## GIVEN INFORMATION
□ □ □ □
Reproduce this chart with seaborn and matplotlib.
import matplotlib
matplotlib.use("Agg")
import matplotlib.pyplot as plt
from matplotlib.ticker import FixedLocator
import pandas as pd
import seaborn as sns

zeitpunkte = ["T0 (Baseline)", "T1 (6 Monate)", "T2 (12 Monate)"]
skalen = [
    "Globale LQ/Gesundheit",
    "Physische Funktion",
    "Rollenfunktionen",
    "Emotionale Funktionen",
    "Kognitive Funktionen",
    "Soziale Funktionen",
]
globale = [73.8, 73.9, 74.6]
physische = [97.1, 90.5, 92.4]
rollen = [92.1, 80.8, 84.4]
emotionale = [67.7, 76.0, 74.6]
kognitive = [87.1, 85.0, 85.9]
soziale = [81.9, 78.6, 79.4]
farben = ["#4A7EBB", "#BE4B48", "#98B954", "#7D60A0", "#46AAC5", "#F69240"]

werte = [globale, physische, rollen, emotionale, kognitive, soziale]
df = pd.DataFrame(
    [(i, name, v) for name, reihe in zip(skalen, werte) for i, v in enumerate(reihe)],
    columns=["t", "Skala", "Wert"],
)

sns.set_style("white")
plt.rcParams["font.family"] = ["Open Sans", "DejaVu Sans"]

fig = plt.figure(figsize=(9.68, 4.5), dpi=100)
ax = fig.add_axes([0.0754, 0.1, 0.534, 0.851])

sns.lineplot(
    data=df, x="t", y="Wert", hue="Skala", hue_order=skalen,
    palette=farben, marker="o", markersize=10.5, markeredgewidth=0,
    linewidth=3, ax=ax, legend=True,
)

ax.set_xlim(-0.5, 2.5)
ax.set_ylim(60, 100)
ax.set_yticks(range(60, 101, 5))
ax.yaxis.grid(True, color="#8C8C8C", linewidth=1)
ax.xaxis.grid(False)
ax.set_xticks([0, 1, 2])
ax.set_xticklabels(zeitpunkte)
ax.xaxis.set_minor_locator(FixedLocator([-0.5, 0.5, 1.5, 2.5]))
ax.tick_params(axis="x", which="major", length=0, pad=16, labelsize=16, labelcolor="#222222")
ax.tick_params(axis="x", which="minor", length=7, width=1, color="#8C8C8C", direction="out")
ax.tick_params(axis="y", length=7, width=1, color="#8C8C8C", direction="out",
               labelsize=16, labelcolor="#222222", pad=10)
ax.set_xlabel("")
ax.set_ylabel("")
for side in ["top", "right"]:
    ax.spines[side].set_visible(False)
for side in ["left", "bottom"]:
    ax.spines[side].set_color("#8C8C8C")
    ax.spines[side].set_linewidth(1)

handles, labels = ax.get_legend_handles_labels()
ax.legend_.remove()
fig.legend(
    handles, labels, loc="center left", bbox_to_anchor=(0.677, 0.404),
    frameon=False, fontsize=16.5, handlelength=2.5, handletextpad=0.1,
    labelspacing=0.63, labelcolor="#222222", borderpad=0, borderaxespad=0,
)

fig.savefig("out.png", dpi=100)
□ □ □ □
## WRITTEN REQUEST
Copy out every line of the listing that includes the string "seaborn".

## FINISHED ANSWER
Reproduce this chart with seaborn and matplotlib.
import seaborn as sns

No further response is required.